→ DATA PROVIDED:
____________

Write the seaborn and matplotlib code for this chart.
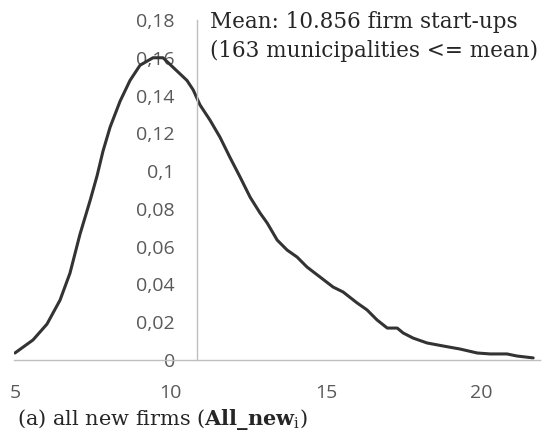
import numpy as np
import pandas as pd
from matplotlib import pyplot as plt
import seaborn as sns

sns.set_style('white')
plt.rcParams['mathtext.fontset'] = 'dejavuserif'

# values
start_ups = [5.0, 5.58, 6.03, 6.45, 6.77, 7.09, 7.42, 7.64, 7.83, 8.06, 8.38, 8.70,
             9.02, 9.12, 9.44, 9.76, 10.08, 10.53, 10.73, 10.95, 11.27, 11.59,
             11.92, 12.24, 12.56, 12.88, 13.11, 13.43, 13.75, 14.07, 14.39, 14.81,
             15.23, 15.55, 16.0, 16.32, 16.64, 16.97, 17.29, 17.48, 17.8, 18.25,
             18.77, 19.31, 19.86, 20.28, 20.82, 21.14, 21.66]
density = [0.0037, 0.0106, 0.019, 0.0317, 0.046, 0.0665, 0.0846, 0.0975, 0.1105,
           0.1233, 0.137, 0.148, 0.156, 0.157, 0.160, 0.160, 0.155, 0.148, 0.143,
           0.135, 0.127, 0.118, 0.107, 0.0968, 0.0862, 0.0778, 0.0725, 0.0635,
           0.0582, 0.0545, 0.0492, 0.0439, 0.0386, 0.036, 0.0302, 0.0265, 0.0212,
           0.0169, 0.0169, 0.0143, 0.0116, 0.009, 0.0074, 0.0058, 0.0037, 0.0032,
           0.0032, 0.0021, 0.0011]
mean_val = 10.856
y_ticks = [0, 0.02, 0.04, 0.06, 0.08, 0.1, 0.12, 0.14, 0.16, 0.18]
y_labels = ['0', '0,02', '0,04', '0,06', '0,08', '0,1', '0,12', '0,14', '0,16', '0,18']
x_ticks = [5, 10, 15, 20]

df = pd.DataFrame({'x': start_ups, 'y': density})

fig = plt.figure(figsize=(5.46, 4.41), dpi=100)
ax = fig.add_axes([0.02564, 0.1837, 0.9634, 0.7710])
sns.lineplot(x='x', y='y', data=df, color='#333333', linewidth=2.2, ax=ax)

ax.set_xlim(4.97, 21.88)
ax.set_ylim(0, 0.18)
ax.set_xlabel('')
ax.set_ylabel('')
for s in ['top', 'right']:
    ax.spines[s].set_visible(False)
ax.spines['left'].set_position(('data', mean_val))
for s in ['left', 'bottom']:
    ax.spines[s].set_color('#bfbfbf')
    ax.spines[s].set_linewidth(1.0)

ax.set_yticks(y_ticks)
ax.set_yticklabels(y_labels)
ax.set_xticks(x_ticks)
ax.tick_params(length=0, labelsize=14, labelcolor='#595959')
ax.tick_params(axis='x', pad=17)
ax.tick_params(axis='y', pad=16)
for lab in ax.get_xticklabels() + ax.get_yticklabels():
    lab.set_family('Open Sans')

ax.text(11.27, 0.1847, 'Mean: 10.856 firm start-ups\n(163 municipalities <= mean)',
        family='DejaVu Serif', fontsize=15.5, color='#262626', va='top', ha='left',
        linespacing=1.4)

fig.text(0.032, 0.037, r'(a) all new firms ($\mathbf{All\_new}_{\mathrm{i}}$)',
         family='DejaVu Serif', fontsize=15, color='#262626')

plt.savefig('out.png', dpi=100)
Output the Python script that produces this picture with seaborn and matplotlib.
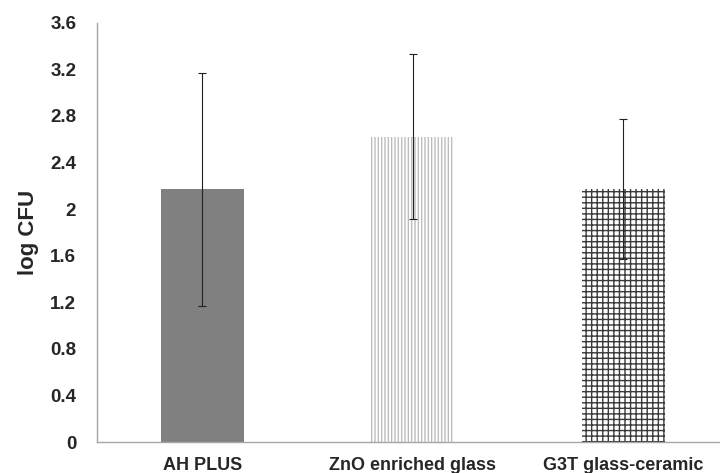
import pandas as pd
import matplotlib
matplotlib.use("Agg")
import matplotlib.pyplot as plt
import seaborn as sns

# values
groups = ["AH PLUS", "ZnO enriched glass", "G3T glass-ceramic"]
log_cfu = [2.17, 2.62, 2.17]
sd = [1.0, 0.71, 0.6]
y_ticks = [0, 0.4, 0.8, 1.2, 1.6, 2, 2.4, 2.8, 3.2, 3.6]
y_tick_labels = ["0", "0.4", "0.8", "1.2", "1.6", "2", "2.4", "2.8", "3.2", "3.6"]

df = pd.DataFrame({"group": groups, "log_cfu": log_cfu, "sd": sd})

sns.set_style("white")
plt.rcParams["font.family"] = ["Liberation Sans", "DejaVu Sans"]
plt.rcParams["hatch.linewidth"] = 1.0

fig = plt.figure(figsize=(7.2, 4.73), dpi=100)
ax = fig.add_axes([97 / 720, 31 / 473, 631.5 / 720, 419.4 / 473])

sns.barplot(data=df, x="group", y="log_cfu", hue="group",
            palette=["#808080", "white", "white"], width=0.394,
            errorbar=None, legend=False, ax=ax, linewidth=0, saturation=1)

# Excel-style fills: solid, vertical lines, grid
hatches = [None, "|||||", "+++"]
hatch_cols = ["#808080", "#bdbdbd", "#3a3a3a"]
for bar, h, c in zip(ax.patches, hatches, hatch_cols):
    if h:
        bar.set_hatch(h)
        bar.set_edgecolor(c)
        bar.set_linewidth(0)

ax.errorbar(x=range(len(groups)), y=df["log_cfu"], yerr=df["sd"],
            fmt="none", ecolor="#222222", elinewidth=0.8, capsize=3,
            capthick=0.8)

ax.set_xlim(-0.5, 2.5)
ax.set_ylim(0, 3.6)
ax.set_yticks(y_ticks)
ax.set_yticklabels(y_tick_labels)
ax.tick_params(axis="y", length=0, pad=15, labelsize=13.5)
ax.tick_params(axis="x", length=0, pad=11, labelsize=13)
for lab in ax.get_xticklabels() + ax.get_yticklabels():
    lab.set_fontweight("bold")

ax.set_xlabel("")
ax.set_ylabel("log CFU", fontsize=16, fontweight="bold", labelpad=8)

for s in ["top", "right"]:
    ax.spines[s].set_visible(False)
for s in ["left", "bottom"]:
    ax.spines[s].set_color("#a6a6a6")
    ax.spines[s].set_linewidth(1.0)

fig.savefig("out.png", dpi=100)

____________

Only the lines from the line containing "Output the Python" through the end of the data are to be reproduced, exactly and with both ends included; pictures are omitted.

Output the Python script that produces this picture with seaborn and matplotlib.
import pandas as pd
import matplotlib
matplotlib.use("Agg")
import matplotlib.pyplot as plt
import seaborn as sns

# values
groups = ["AH PLUS", "ZnO enriched glass", "G3T glass-ceramic"]
log_cfu = [2.17, 2.62, 2.17]
sd = [1.0, 0.71, 0.6]
y_ticks = [0, 0.4, 0.8, 1.2, 1.6, 2, 2.4, 2.8, 3.2, 3.6]
y_tick_labels = ["0", "0.4", "0.8", "1.2", "1.6", "2", "2.4", "2.8", "3.2", "3.6"]

df = pd.DataFrame({"group": groups, "log_cfu": log_cfu, "sd": sd})

sns.set_style("white")
plt.rcParams["font.family"] = ["Liberation Sans", "DejaVu Sans"]
plt.rcParams["hatch.linewidth"] = 1.0

fig = plt.figure(figsize=(7.2, 4.73), dpi=100)
ax = fig.add_axes([97 / 720, 31 / 473, 631.5 / 720, 419.4 / 473])

sns.barplot(data=df, x="group", y="log_cfu", hue="group",
            palette=["#808080", "white", "white"], width=0.394,
            errorbar=None, legend=False, ax=ax, linewidth=0, saturation=1)

# Excel-style fills: solid, vertical lines, grid
hatches = [None, "|||||", "+++"]
hatch_cols = ["#808080", "#bdbdbd", "#3a3a3a"]
for bar, h, c in zip(ax.patches, hatches, hatch_cols):
    if h:
        bar.set_hatch(h)
        bar.set_edgecolor(c)
        bar.set_linewidth(0)

ax.errorbar(x=range(len(groups)), y=df["log_cfu"], yerr=df["sd"],
            fmt="none", ecolor="#222222", elinewidth=0.8, capsize=3,
            capthick=0.8)

ax.set_xlim(-0.5, 2.5)
ax.set_ylim(0, 3.6)
ax.set_yticks(y_ticks)
ax.set_yticklabels(y_tick_labels)
ax.tick_params(axis="y", length=0, pad=15, labelsize=13.5)
ax.tick_params(axis="x", length=0, pad=11, labelsize=13)
for lab in ax.get_xticklabels() + ax.get_yticklabels():
    lab.set_fontweight("bold")

ax.set_xlabel("")
ax.set_ylabel("log CFU", fontsize=16, fontweight="bold", labelpad=8)

for s in ["top", "right"]:
    ax.spines[s].set_visible(False)
for s in ["left", "bottom"]:
    ax.spines[s].set_color("#a6a6a6")
    ax.spines[s].set_linewidth(1.0)

fig.savefig("out.png", dpi=100)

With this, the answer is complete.